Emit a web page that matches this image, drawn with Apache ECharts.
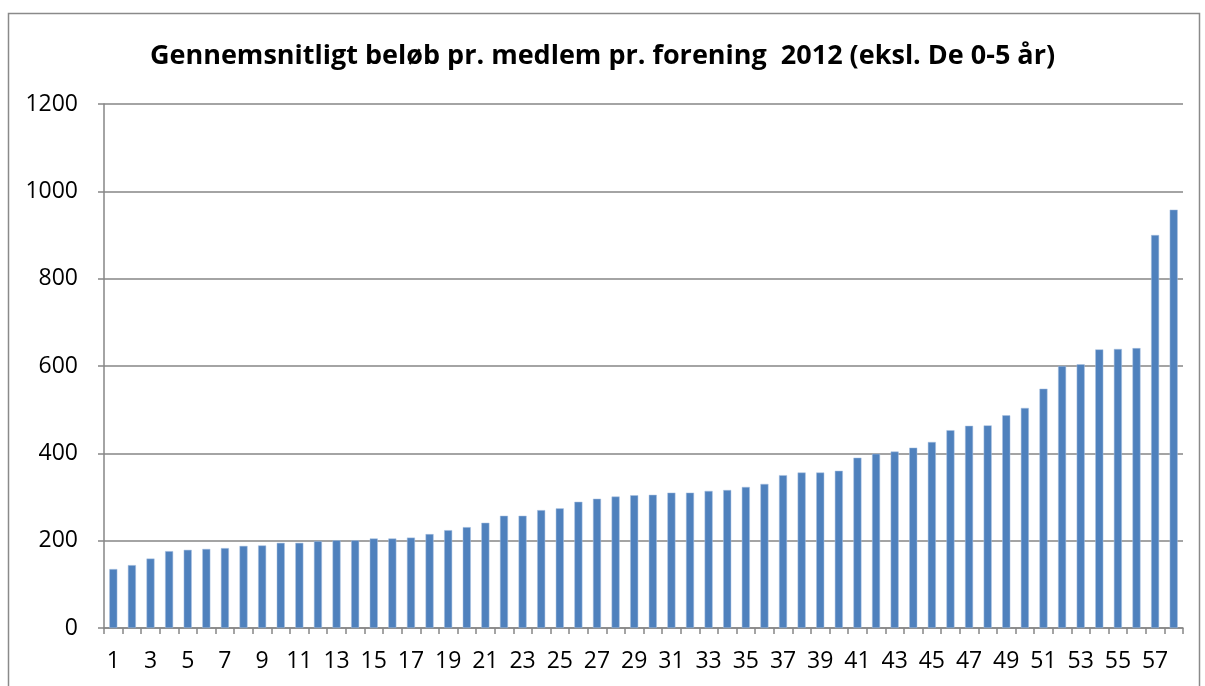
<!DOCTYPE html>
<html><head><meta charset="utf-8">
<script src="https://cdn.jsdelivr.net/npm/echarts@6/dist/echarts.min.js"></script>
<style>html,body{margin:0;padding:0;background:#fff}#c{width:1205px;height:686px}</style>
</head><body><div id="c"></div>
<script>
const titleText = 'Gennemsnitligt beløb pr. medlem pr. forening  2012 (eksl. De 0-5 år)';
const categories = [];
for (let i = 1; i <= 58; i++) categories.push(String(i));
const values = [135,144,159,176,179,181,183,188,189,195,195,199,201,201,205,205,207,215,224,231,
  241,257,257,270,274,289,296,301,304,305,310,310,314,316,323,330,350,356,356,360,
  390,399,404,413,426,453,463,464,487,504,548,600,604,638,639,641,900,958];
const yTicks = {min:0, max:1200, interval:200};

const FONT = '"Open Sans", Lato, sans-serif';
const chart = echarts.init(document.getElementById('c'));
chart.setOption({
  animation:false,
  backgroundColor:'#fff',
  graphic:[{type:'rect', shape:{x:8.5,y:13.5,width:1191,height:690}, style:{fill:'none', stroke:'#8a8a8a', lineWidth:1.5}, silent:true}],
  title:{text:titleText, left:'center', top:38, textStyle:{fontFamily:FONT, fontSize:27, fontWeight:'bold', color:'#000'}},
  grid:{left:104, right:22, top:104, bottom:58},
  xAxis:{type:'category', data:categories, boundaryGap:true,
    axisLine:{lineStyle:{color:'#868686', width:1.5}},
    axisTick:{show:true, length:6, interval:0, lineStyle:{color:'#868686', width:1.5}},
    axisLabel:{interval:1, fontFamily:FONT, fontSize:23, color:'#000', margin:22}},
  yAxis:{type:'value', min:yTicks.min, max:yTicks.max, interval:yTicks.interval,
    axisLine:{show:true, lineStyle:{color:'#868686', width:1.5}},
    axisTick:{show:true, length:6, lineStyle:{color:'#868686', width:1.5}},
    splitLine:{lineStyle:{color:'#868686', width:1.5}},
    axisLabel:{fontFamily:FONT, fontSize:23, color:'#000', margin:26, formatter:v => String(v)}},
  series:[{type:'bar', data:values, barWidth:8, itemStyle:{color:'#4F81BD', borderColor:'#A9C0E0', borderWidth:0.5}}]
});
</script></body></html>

WHAT IS BEING ASKED:
Transcribe the whole listing, character for character, but not its images.

EXERCISE RESULT:
Emit a web page that matches this image, drawn with Apache ECharts.
<!DOCTYPE html>
<html><head><meta charset="utf-8">
<script src="https://cdn.jsdelivr.net/npm/echarts@6/dist/echarts.min.js"></script>
<style>html,body{margin:0;padding:0;background:#fff}#c{width:1205px;height:686px}</style>
</head><body><div id="c"></div>
<script>
const titleText = 'Gennemsnitligt beløb pr. medlem pr. forening  2012 (eksl. De 0-5 år)';
const categories = [];
for (let i = 1; i <= 58; i++) categories.push(String(i));
const values = [135,144,159,176,179,181,183,188,189,195,195,199,201,201,205,205,207,215,224,231,
  241,257,257,270,274,289,296,301,304,305,310,310,314,316,323,330,350,356,356,360,
  390,399,404,413,426,453,463,464,487,504,548,600,604,638,639,641,900,958];
const yTicks = {min:0, max:1200, interval:200};

const FONT = '"Open Sans", Lato, sans-serif';
const chart = echarts.init(document.getElementById('c'));
chart.setOption({
  animation:false,
  backgroundColor:'#fff',
  graphic:[{type:'rect', shape:{x:8.5,y:13.5,width:1191,height:690}, style:{fill:'none', stroke:'#8a8a8a', lineWidth:1.5}, silent:true}],
  title:{text:titleText, left:'center', top:38, textStyle:{fontFamily:FONT, fontSize:27, fontWeight:'bold', color:'#000'}},
  grid:{left:104, right:22, top:104, bottom:58},
  xAxis:{type:'category', data:categories, boundaryGap:true,
    axisLine:{lineStyle:{color:'#868686', width:1.5}},
    axisTick:{show:true, length:6, interval:0, lineStyle:{color:'#868686', width:1.5}},
    axisLabel:{interval:1, fontFamily:FONT, fontSize:23, color:'#000', margin:22}},
  yAxis:{type:'value', min:yTicks.min, max:yTicks.max, interval:yTicks.interval,
    axisLine:{show:true, lineStyle:{color:'#868686', width:1.5}},
    axisTick:{show:true, length:6, lineStyle:{color:'#868686', width:1.5}},
    splitLine:{lineStyle:{color:'#868686', width:1.5}},
    axisLabel:{fontFamily:FONT, fontSize:23, color:'#000', margin:26, formatter:v => String(v)}},
  series:[{type:'bar', data:values, barWidth:8, itemStyle:{color:'#4F81BD', borderColor:'#A9C0E0', borderWidth:0.5}}]
});
</script></body></html>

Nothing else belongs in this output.